Tapi banyak juga yang mendukung Trump. Terutama dari golongan konservatif --yang mengelompok ke Partai Republik. 

Senator dari Florida, Marco Rubio, setuju dengan Trump. ”Kalau Twitter sudah menyeleksi konten berarti Twitter sudah sama dengan penerbit media,” ujarnya.

Twitter, katanya, tidak lebih dari penerbit surat kabar.

Pokoknya perang melawan sosmed ini akan seru.

Trump memang dikenal sebagai ”Raja Twitter”. Tiap pagi pekerjaan utamanya memposting tweet. Di situ ia mengancam. Di situ ia melecehkan lawan. Pun di situ menekan kanan-kiri. Termasuk lewat kalimat-kalimat menyudutkan.

Selama 2,5 tahun menjadi presiden ia sudah mengunggah 170.000 Tweet. Ia juara dunia.
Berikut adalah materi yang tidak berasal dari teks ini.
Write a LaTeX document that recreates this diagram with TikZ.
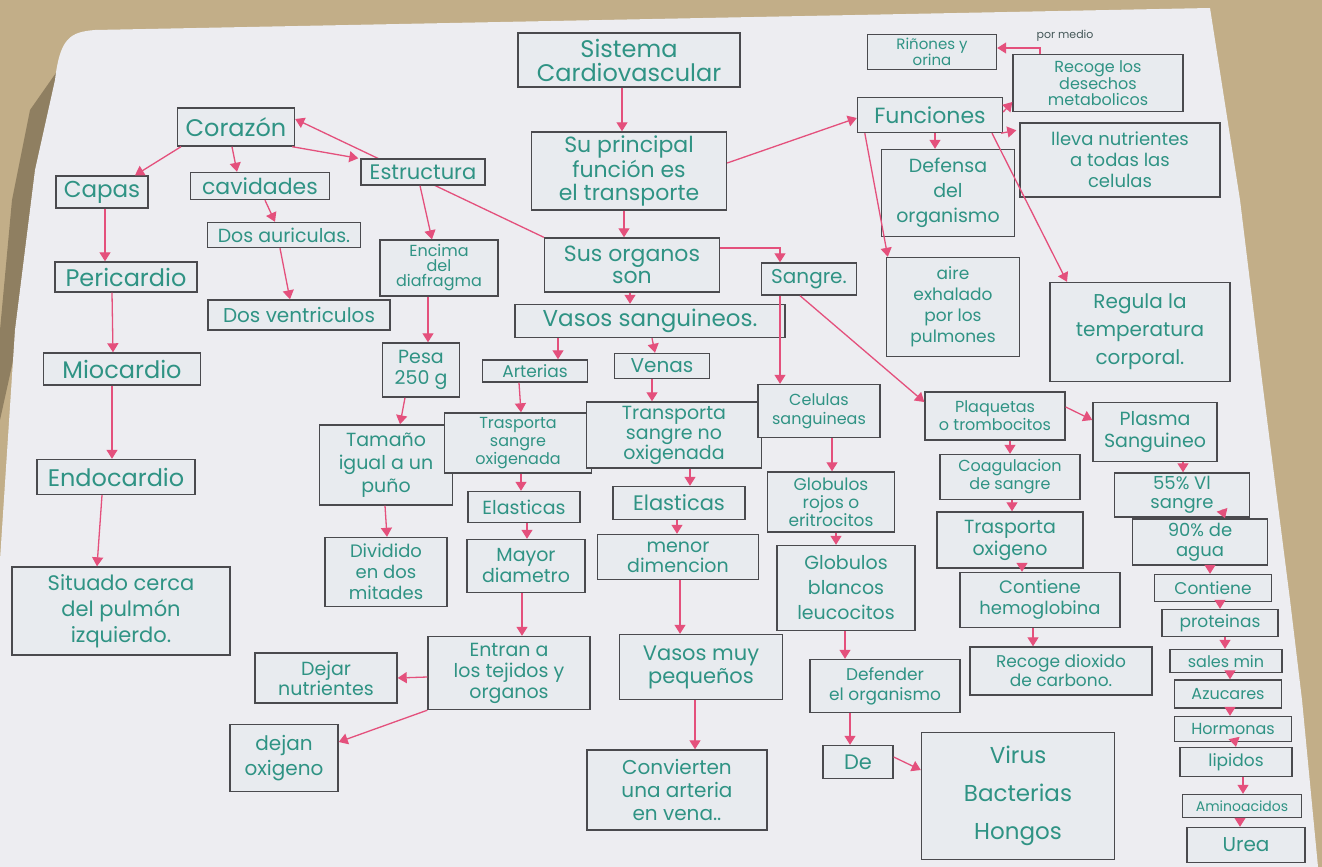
\documentclass[tikz,border=0pt]{standalone}
\usepackage{fontspec}
\setmainfont{Poppins}
\usetikzlibrary{arrows.meta}
\definecolor{sand}{HTML}{C2AE88}
\definecolor{sanddark}{HTML}{6E6048}
\definecolor{paper}{HTML}{EDEDF1}
\definecolor{boxfill}{HTML}{E8EBEF}
\definecolor{boxline}{HTML}{4A4A4E}
\definecolor{ink}{HTML}{2F9384}
\definecolor{arrowc}{HTML}{E4507C}
\newcommand\fsz[2]{\fontsize{#1}{#2}\selectfont}
\pgfdeclarelayer{bgpaper}
\pgfdeclarelayer{under}
\pgfsetlayers{bgpaper,under,main}
\tikzset{
  cbox/.style={draw=boxline, line width=1.4pt, fill=boxfill, text=ink, align=center, inner sep=1.5pt},
  link/.style={draw=arrowc, line width=1.3pt, -{Triangle[width=11pt,length=9pt]}},
}
\begin{document}
\begin{tikzpicture}[x=1pt,y=-1pt]
\useasboundingbox (0,0) rectangle (1322,867);
\begin{pgfonlayer}{bgpaper}
  \fill[sand] (0,0) rectangle (1322,867);
  \fill[sanddark,opacity=0.6] (58,70) -- (40,150) -- (22,320) -- (0,420) -- (0,330) -- (12,200) -- (30,110) -- cycle;
  \fill[paper] (55,80) .. controls (60,38) and (70,32) .. (95,30) -- (1210,8) -- (1240,200) -- (1262,380) -- (1290,600) -- (1302,700) -- (1318,867) -- (0,867) -- (0,560) -- (15,330) -- (35,170) -- cycle;
\end{pgfonlayer}

% ---------- nodes ----------
\node[cbox, minimum width=222, minimum height=54, font=\fsz{24}{24}] (sc) at (629,60) {Sistema\\Cardiovascular};
\node[cbox, minimum width=195, minimum height=78, font=\fsz{22}{23}] (sup) at (629,171) {Su principal\\función es\\el transporte};
\node[cbox, minimum width=175, minimum height=54, font=\fsz{22}{22}] (org) at (632,265) {Sus organos\\son};
\node[cbox, minimum width=270, minimum height=33, inner sep=1pt, font=\fsz{23}{23}] (vas) at (650,321) {Vasos sanguineos.};

\node[cbox, minimum width=117, minimum height=38, font=\fsz{24}{24}] (cor) at (236,127) {Corazón};
\node[cbox, minimum width=92, minimum height=32, font=\fsz{23}{23}] (cap) at (102,192) {Capas};
\node[cbox, minimum width=139, minimum height=27, inner sep=1pt, font=\fsz{22}{22}] (cav) at (260,186) {cavidades};
\node[cbox, minimum width=124, minimum height=26, inner sep=1pt, font=\fsz{21}{21}] (est) at (423,172) {Estructura};
\node[cbox, minimum width=153, minimum height=25, inner sep=1pt, font=\fsz{19}{19}] (aur) at (284,235) {Dos auriculas.};
\node[cbox, minimum width=182, minimum height=30, font=\fsz{20}{20}] (ven) at (299,315) {Dos ventriculos};
\node[cbox, minimum width=118, minimum height=56, font=\fsz{16}{15}] (enc) at (439,268) {Encima\\del\\diafragma};
\node[cbox, minimum width=142, minimum height=30, inner sep=1pt, font=\fsz{24}{24}] (per) at (126,277) {Pericardio};
\node[cbox, minimum width=157, minimum height=32, inner sep=1pt, font=\fsz{24}{24}] (mio) at (122,369) {Miocardio};
\node[cbox, minimum width=158, minimum height=35, inner sep=1pt, font=\fsz{24}{24}] (endo) at (116,477) {Endocardio};
\node[cbox, minimum width=218, minimum height=88, font=\fsz{21}{26}] (sit) at (121,611) {Situado cerca\\del pulmón\\izquierdo.};
\node[cbox, minimum width=77, minimum height=54, font=\fsz{19}{21}] (pesa) at (421,370) {Pesa\\250 g};
\node[cbox, minimum width=133, minimum height=80, font=\fsz{19}{23}] (tam) at (386,465) {Tamaño\\igual a un\\puño};
\node[cbox, minimum width=122, minimum height=69, font=\fsz{18}{21}] (div) at (386,572) {Dividido\\en dos\\mitades};

\node[cbox, minimum width=105, minimum height=22, inner sep=1pt, font=\fsz{17}{17}] (art) at (535,371) {Arterias};
\node[cbox, minimum width=95, minimum height=25, inner sep=1pt, font=\fsz{20}{20}] (vena) at (662,366) {Venas};
\node[cbox, minimum width=147, minimum height=60, font=\fsz{16}{18}] (tra) at (518,443) {Trasporta\\sangre\\oxigenada};
\node[cbox, minimum width=175, minimum height=66, font=\fsz{19}{20}] (tno) at (674,435) {Transporta\\sangre no\\oxigenada};
\node[cbox, minimum width=112, minimum height=31, font=\fsz{19}{19}] (ela1) at (524,507) {Elasticas};
\node[cbox, minimum width=132, minimum height=33, font=\fsz{21}{21}] (ela2) at (679,503) {Elasticas};
\node[cbox, minimum width=118, minimum height=53, font=\fsz{19}{21}] (may) at (526,566) {Mayor\\diametro};
\node[cbox, minimum width=161, minimum height=45, font=\fsz{19}{20}] (men) at (678,557) {menor\\dimencion};
\node[cbox, minimum width=162, minimum height=73, font=\fsz{19}{21}] (ent) at (509,673) {Entran a\\los tejidos y\\organos};
\node[cbox, minimum width=163, minimum height=65, font=\fsz{21}{23}] (vmp) at (701,667) {Vasos muy\\pequeños};
\node[cbox, minimum width=180, minimum height=80, font=\fsz{20}{23}] (conv) at (677,790) {Convierten\\una arteria\\en vena..};
\node[cbox, minimum width=142, minimum height=50, font=\fsz{19}{20}] (dnu) at (326,678) {Dejar\\nutrientes};
\node[cbox, minimum width=108, minimum height=67, font=\fsz{20}{25}] (dox) at (284,758) {dejan\\oxigeno};

\node[cbox, minimum width=95, minimum height=32, font=\fsz{20}{20}] (san) at (809,279) {Sangre.};
\node[cbox, minimum width=122, minimum height=53, font=\fsz{16}{19}] (cel) at (819,411) {Celulas\\sanguineas};
\node[cbox, minimum width=127, minimum height=60, font=\fsz{17}{18}] (gro) at (831,502) {Globulos\\rojos o\\eritrocitos};
\node[cbox, minimum width=138, minimum height=85, font=\fsz{19}{25}] (gbl) at (846,588) {Globulos\\blancos\\leucocitos};
\node[cbox, minimum width=150, minimum height=53, font=\fsz{17}{20}] (def) at (885,686) {Defender\\el organismo};
\node[cbox, minimum width=70, minimum height=33, font=\fsz{21}{21}] (de) at (858,762) {De};
\node[cbox, minimum width=193, minimum height=127, font=\fsz{23}{38}] (vir) at (1018,796) {Virus\\Bacterias\\Hongos};

\node[cbox, minimum width=140, minimum height=48, font=\fsz{16}{18}] (pla) at (995,416) {Plaquetas\\o trombocitos};
\node[cbox, minimum width=124, minimum height=59, font=\fsz{19}{22}] (plas) at (1155,432) {Plasma\\Sanguineo};
\node[cbox, minimum width=140, minimum height=45, font=\fsz{16}{18}] (coa) at (1010,477) {Coagulacion\\de sangre};
\node[cbox, minimum width=135, minimum height=44, font=\fsz{18}{19}] (p55) at (1182,495) {55\% Vl\\sangre};
\node[cbox, minimum width=146, minimum height=56, font=\fsz{19}{22}] (tox) at (1010,540) {Trasporta\\oxigeno};
\node[cbox, minimum width=135, minimum height=46, font=\fsz{18}{20}] (p90) at (1200,542) {90\% de\\agua};
\node[cbox, minimum width=160, minimum height=55, font=\fsz{18}{21}] (hem) at (1040,600) {Contiene\\hemoglobina};
\node[cbox, minimum width=117, minimum height=27, inner sep=1pt, font=\fsz{17}{17}] (con) at (1213,588) {Contiene};
\node[cbox, minimum width=116, minimum height=27, inner sep=1pt, font=\fsz{17}{17}] (prot) at (1220,623) {proteinas};
\node[cbox, minimum width=182, minimum height=48, font=\fsz{17}{19}] (dio) at (1061,671) {Recoge dioxido\\de carbono.};
\node[cbox, minimum width=112, minimum height=23, inner sep=1pt, font=\fsz{16}{16}] (sal) at (1226,661) {sales min};
\node[cbox, minimum width=107, minimum height=28, inner sep=1pt, font=\fsz{16}{16}] (azu) at (1228,694) {Azucares};
\node[cbox, minimum width=117, minimum height=25, inner sep=1pt, font=\fsz{16}{16}] (hor) at (1233,729) {Hormonas};
\node[cbox, minimum width=112, minimum height=29, inner sep=1pt, font=\fsz{17}{17}] (lip) at (1236,762) {lipidos};
\node[cbox, minimum width=119, minimum height=23, inner sep=1pt, font=\fsz{14}{14}] (ami) at (1242,806) {Aminoacidos};
\node[cbox, minimum width=118, minimum height=35, font=\fsz{20}{20}] (urea) at (1246,845) {Urea};

\node[cbox, minimum width=145, minimum height=35, font=\fsz{22}{22}] (fun) at (930,115) {Funciones};
\node[cbox, minimum width=129, minimum height=35, font=\fsz{15}{14}] (rin) at (932,52) {Riñones y\\orina};
\node[cbox, minimum width=170, minimum height=57, font=\fsz{16}{16}] (rec) at (1098,83) {Recoge los\\desechos\\metabolicos};
\node[cbox, minimum width=200, minimum height=74, font=\fsz{18}{21}] (lle) at (1120,160) {lleva nutrientes\\a todas las\\celulas};
\node[cbox, minimum width=133, minimum height=87, font=\fsz{19}{25}] (dfo) at (948,193) {Defensa\\del\\organismo};
\node[cbox, minimum width=133, minimum height=99, font=\fsz{17}{21}] (air) at (953,307) {aire\\exhalado\\por los\\pulmones};
\node[cbox, minimum width=180, minimum height=99, font=\fsz{20}{28}] (reg) at (1140,332) {Regula la\\temperatura\\corporal.};
\node[text=boxline!80!ink, font=\fsz{11}{11}, inner sep=0pt] (pm) at (1065,36) {por medio};

% ---------- connectors ----------
\begin{pgfonlayer}{under}
  \draw[link] (org.north west) -- ([yshift=8]cor.east);
\end{pgfonlayer}
\draw[link] ([xshift=-55]cor.south) -- ([xshift=33]cap.north);
\draw[link] ([xshift=-4]cor.south) -- ([xshift=-23]cav.north);
\draw[link] ([xshift=-3]cor.south east) -- ([xshift=-2]est.north west);
\draw[link] ([xshift=5]cav.south) -- ([xshift=-9]aur.north);
\draw[link] ([xshift=-4]aur.south) -- ([xshift=-9]ven.north);
\draw[link] ([xshift=-3]est.south) -- ([xshift=-7]enc.north);
\draw[link] ([xshift=3]cap.south) -- ([xshift=-21]per.north);
\draw[link] ([xshift=-14]per.south) -- ([xshift=-9]mio.north);
\draw[link] ([xshift=-10]mio.south) -- ([xshift=-4]endo.north);
\draw[link] ([xshift=-14]endo.south) -- ([xshift=-24]sit.north);
\draw[link] ([xshift=-11]enc.south) -- ([xshift=7]pesa.north);
\draw[link] ([xshift=-16]pesa.south) -- ([xshift=14]tam.north);
\draw[link] ([xshift=-1]tam.south) -- ([xshift=1]div.north);

\draw[link] ([xshift=-7]sc.south) -- ([xshift=-7]sup.north);
\draw[link] ([xshift=-5]sup.south) -- ([xshift=-8]org.north);
\draw[link] ([yshift=8]sup.east) -- ([yshift=-3]fun.west);
\draw[link] ([xshift=-2]org.south) -- ([xshift=-20]vas.north);
\draw[link] ([yshift=17]org.east) -| ([xshift=-29]san.north);
\draw[link] ([xshift=-92]vas.south) -- ([xshift=23]art.north);
\draw[link] ([xshift=2]vas.south) -- ([xshift=-7]vena.north);
\draw[link] ([xshift=-16]art.south) -- ([xshift=3]tra.north);
\draw[link] ([xshift=-10]vena.south) -- ([xshift=-22]tno.north);
\draw[link] ([xshift=3]tra.south) -- ([xshift=-3]ela1.north);
\draw[link] ([xshift=16]tno.south) -- ([xshift=11]ela2.north);
\draw[link] ([xshift=3]ela1.south) -- ([xshift=1]may.north);
\draw[link] ([xshift=-2]ela2.south) -- ([xshift=-1]men.north);
\draw[link] ([xshift=-4]may.south) -- ([xshift=13]ent.north);
\draw[link] ([xshift=2]men.south) -- ([xshift=-21]vmp.north);
\draw[link] ([yshift=-4]ent.west) -- (dnu.east);
\draw[link] (ent.south west) -- ([yshift=16]dox.east);
\draw[link] ([xshift=-6]vmp.south) -- ([xshift=18]conv.north);

\draw[link] ([xshift=-29]san.south) -- ([xshift=-39]cel.north);
\draw[link] ([xshift=-9]san.south) -- ([yshift=14]pla.west);
\draw[link] ([xshift=13]cel.south) -- ([xshift=1]gro.north);
\draw[link] ([xshift=5]gro.south) -- ([xshift=-10]gbl.north);
\draw[link] ([xshift=-1]gbl.south) -- ([xshift=-40]def.north);
\draw[link] ([xshift=-35]def.south) -- ([xshift=-8]de.north);
\draw[link] ([yshift=5]de.east) -- ([yshift=26]vir.west);

\draw[link] ([yshift=9]pla.east) -- ([yshift=12]plas.west);
\draw[link] ([xshift=15]pla.south) -- (coa.north);
\draw[link] ([xshift=2]coa.south) -- ([xshift=2]tox.north);
\draw[link] ([xshift=12]tox.south) -- ([xshift=-18]hem.north);
\draw[link] ([xshift=-7]hem.south) -- ([xshift=-28]dio.north);
\draw[link] ([xshift=28]plas.south) -- ([xshift=1]p55.north);
\draw[link] ([xshift=40,yshift=8]p55.south) -- ([xshift=25]p90.north);
\draw[link] ([xshift=10]p90.south) -- ([xshift=-3]con.north);
\draw[link] ([xshift=7]con.south) -- (prot.north);
\draw[link] ([xshift=5]prot.south) -- ([xshift=-1]sal.north);
\draw[link] ([xshift=4]sal.south) -- ([xshift=2]azu.north);
\draw[link] ([xshift=2]azu.south) -- ([xshift=-3]hor.north);
\draw[link] ([xshift=2]hor.south) -- (lip.north);
\draw[link] ([xshift=7]lip.south) -- ([xshift=1]ami.north);
\draw[link] ([xshift=-2]ami.south) -- ([xshift=-6]urea.north);

\draw[link] ([yshift=3]fun.east) -- ([yshift=-19]rec.west);
\draw[link] ([xshift=-2]fun.south east) -- ([xshift=-3,yshift=-8]lle.north west);
\draw[link] ([xshift=5]fun.south) -- ([xshift=-13]dfo.north);
\draw[link] ([xshift=8]fun.south west) -- ([xshift=2]air.north west);
\draw[link] ([xshift=62]fun.south) -- ([xshift=-73]reg.north);
\draw[link] ([xshift=-58]rec.north) |- ([yshift=4]rin.east);
\end{tikzpicture}
\end{document}
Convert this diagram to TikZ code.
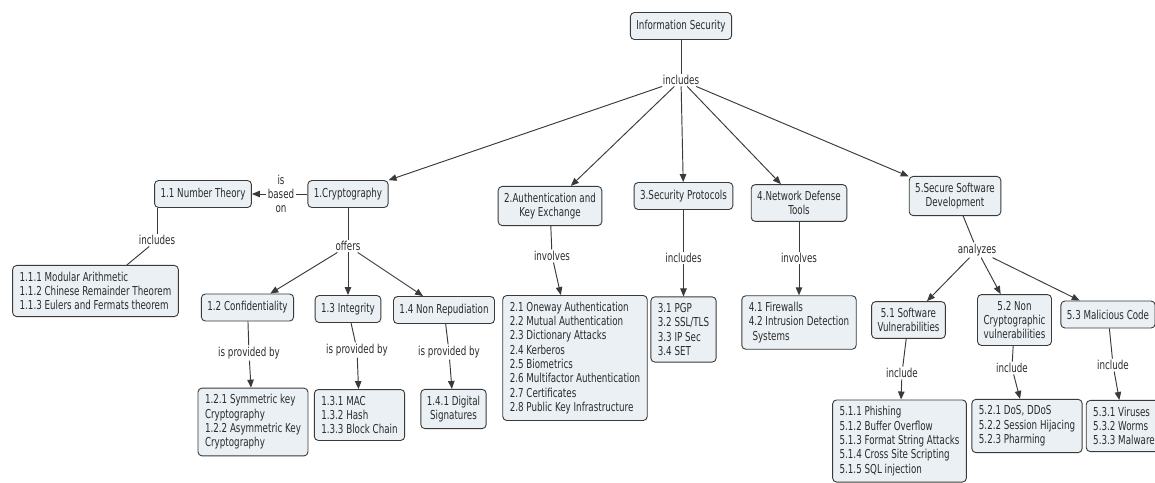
\documentclass[tikz,border=0pt]{standalone}
\usepackage{fontspec}
\setmainfont[FakeStretch=0.71]{DejaVu Sans}
\usetikzlibrary{
	arrows.meta,
	positioning
}
\definecolor{cmapfill}{HTML}{EAF0F3}
\definecolor{cmapline}{HTML}{3A3A3A}
\definecolor{cmaptext}{HTML}{2B2B2B}

\begin{document}
\begin{tikzpicture}[
  on grid,
  every node/.style={font=\fontsize{12.3}{14.3}\selectfont, text=cmaptext},
  concept/.style={rectangle, draw=cmapline, fill=cmapfill, rounded corners=4pt,
    align=center, inner xsep=6pt, inner ysep=6.5pt, minimum height=27pt,
    line width=0.9pt},
  itemlist/.style={concept, align=left, inner xsep=7pt},
  phrase/.style={align=center, inner sep=1.5pt},
  link/.style={draw=cmapline, line width=0.95pt},
  arrowlink/.style={link, -{Triangle[length=8pt, width=6.5pt]}}
]
\useasboundingbox (0,0) rectangle (1155pt,-482pt);
\node[concept] (infosec) at (681pt,-26pt) {Information Security};
\node[phrase, below=54pt of infosec] (includes) {includes};
\node[concept, below left=114pt and 333pt of includes] (crypto) {1.Cryptography};
\node[concept, below left=126pt and 131pt of includes] (authkey) {2.Authentication and\\Key Exchange};
\node[concept, below right=116pt and 2.5pt of includes] (protocols) {3.Security Protocols};
\node[concept, below right=123pt and 118pt of includes] (netdefense) {4.Network Defense\\Tools};
\node[concept, below right=116pt and 274pt of includes] (securesw) {5.Secure Software\\Development};

% 1. cryptography
\node[phrase, left=67pt of crypto] (basedon) {is\\based\\on};
\node[concept, left=78pt of basedon] (numtheory) {1.1 Number Theory};
\node[phrase, below left=46pt and 46pt of numtheory] (includesnt) {includes};
\node[itemlist, below left=51pt and 61.5pt of includesnt] (ntlist) {1.1.1 Modular Arithmetic\\1.1.2 Chinese Remainder Theorem\\1.1.3 Eulers and Fermats theorem};
\node[phrase, below=52pt of crypto] (offers) {offers};
\node[concept, below left=61.5pt and 100.5pt of offers] (confid) {1.2 Confidentiality};
\node[concept, below=63pt of offers] (integrity) {1.3 Integrity};
\node[concept, below right=64pt and 96pt of offers] (nonrep) {1.4 Non Repudiation};
\node[phrase, below right=45.5pt and 1.5pt of confid] (provconf) {is provided by};
\node[itemlist, below right=69pt and 4pt of provconf] (conflist) {1.2.1 Symmetric key\\Cryptography\\1.2.2 Asymmetric Key\\Cryptography};
\node[phrase, below right=41pt and 9pt of integrity] (provinteg) {is provided by};
\node[itemlist, below right=65pt and 2.5pt of provinteg] (integlist) {1.3.1 MAC\\1.3.2 Hash\\1.3.3 Block Chain};
\node[phrase, below right=42pt and 5pt of nonrep] (provnonrep) {is provided by};
\node[concept, below right=57pt and 4.5pt of provnonrep] (nonreplist) {1.4.1 Digital\\Signatures};

% 2. to 4.
\node[phrase, below right=50pt and 2pt of authkey] (involvesauth) {involves};
\node[itemlist, below right=102pt and 23pt of involvesauth] (authlist) {2.1 Oneway Authentication\\2.2 Mutual Authentication\\2.3 Dictionary Attacks\\2.4 Kerberos\\2.5 Biometrics\\2.6 Multifactor Authentication\\2.7 Certificates\\2.8 Public Key Infrastructure};
\node[phrase, below=62pt of protocols] (includesproto) {includes};
\node[itemlist, below=71.5pt of includesproto] (protolist) {3.1 PGP\\3.2 SSL/TLS\\3.3 IP Sec\\3.4 SET};
\node[phrase, below=55pt of netdefense] (involvesnet) {involves};
\node[itemlist, below=64.5pt of involvesnet] (netlist) {4.1 Firewalls\\4.2 Intrusion Detection\\\hspace*{0.3em}Systems};

% 5. secure software
\node[phrase, below right=54pt and 22pt of securesw] (analyzes) {analyzes};
\node[concept, below left=70pt and 68.5pt of analyzes] (swvuln) {5.1 Software\\Vulnerabilities};
\node[concept, below right=70pt and 37.5pt of analyzes] (noncrypto) {5.2 Non\\Cryptographic\\vulnerabilities};
\node[concept, below right=64.5pt and 131pt of analyzes] (malicious) {5.3 Malicious Code};
\node[phrase, below left=53pt and 6.5pt of swvuln] (includesw) {include};
\node[itemlist, below left=68pt and 2.5pt of includesw] (swlist) {5.1.1 Phishing\\5.1.2 Buffer Overflow\\5.1.3 Format String Attacks\\5.1.4 Cross Site Scripting\\5.1.5 SQL injection};
\node[phrase, below left=48pt and 2.5pt of noncrypto] (includenc) {include};
\node[itemlist, below right=58pt and 15pt of includenc] (nclist) {5.2.1 DoS, DDoS\\5.2.2 Session Hijacing\\5.2.3 Pharming};
\node[phrase, below right=50.5pt and 5pt of malicious] (includemal) {include};
\node[itemlist, below right=61pt and 11pt of includemal] (mallist) {5.3.1 Viruses\\5.3.2 Worms\\5.3.3 Malware};

\draw[link] (infosec) -- (includes);
\draw[arrowlink] (includes) -- (crypto);
\draw[arrowlink] (includes) -- (authkey);
\draw[arrowlink] (includes) -- (protocols);
\draw[arrowlink] (includes) -- (netdefense);
\draw[arrowlink] (includes) -- (securesw);
\draw[link] (crypto) -- (basedon);
\draw[arrowlink] (basedon) -- (numtheory);
\draw[link] (numtheory.south -| includesnt) -- (includesnt);
\draw[link] (includesnt) -- (ntlist);
\draw[link] (crypto) -- (offers);
\draw[arrowlink] (offers) -- (confid);
\draw[arrowlink] (offers) -- (integrity);
\draw[arrowlink] (offers) -- (nonrep);
\draw[link] (confid) -- (provconf);
\draw[arrowlink] (provconf) -- (conflist);
\draw[link] (integrity) -- (provinteg);
\draw[arrowlink] (provinteg) -- (integlist);
\draw[link] (nonrep) -- (provnonrep);
\draw[arrowlink] (provnonrep) -- (nonreplist);
\draw[link] (authkey) -- (involvesauth);
\draw[arrowlink] (involvesauth) -- (authlist);
\draw[link] (protocols) -- (includesproto);
\draw[arrowlink] (includesproto) -- (protolist);
\draw[link] (netdefense) -- (involvesnet);
\draw[arrowlink] (involvesnet) -- (netlist);
\draw[link] (securesw) -- (analyzes);
\draw[arrowlink] (analyzes) -- (swvuln);
\draw[arrowlink] (analyzes) -- (noncrypto);
\draw[arrowlink] (analyzes) -- (malicious);
\draw[link] (swvuln) -- (includesw);
\draw[arrowlink] (includesw) -- (swlist);
\draw[link] (noncrypto) -- (includenc);
\draw[arrowlink] (includenc) -- (nclist);
\draw[link] (malicious) -- (includemal);
\draw[arrowlink] (includemal) -- (mallist);
\end{tikzpicture}
\end{document}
Ia memang merasa tidak mungkin lagi menggunakan media mainstream. Yang hampir semua justru menyerangnya. Ia justru memberi nama koran seperti New York Times dan Washington Post sebagai produsen berita palsu.

Harapannya tinggal di Twitter. Tapi belakangan Twitter juga sudah seperti itu. Ia begitu kecewa. Ia tahu, bisa jadi, dekrit itu tidak realistis. Begitu sulit proses merealisasikannya. Tapi siapa tahu bisa untuk menekan Twitter. 

Tentu benar-benar masih banyak proses yang harus dilewati. Sebelum dekrit itu bisa dilaksanakan. Termasuk DPR harus banyak bersidang. Pun pula harus memperdebatkannya. Belum lagi kalau harus lewat pengadilan.

Sampai pun pilpres November nanti, dekrit itu pasti belum akan bisa dilaksanakan.

Perang itu masih panjang. Tapi bukan berarti Trump melupakan tantangan Tiongkok. Amerika masih sibuk menggalang kekuatan. Yang sudah mendukung --masih sebatas pernyataan-- adalah koalisi tetapnya: Canada, Australia, dan Inggris.

Jepang masih mikir-mikir. Uni Eropa bahkan tidak akan mengekor. India juga tidak. 

Itulah hasil monitoring saya sampai tadi malam.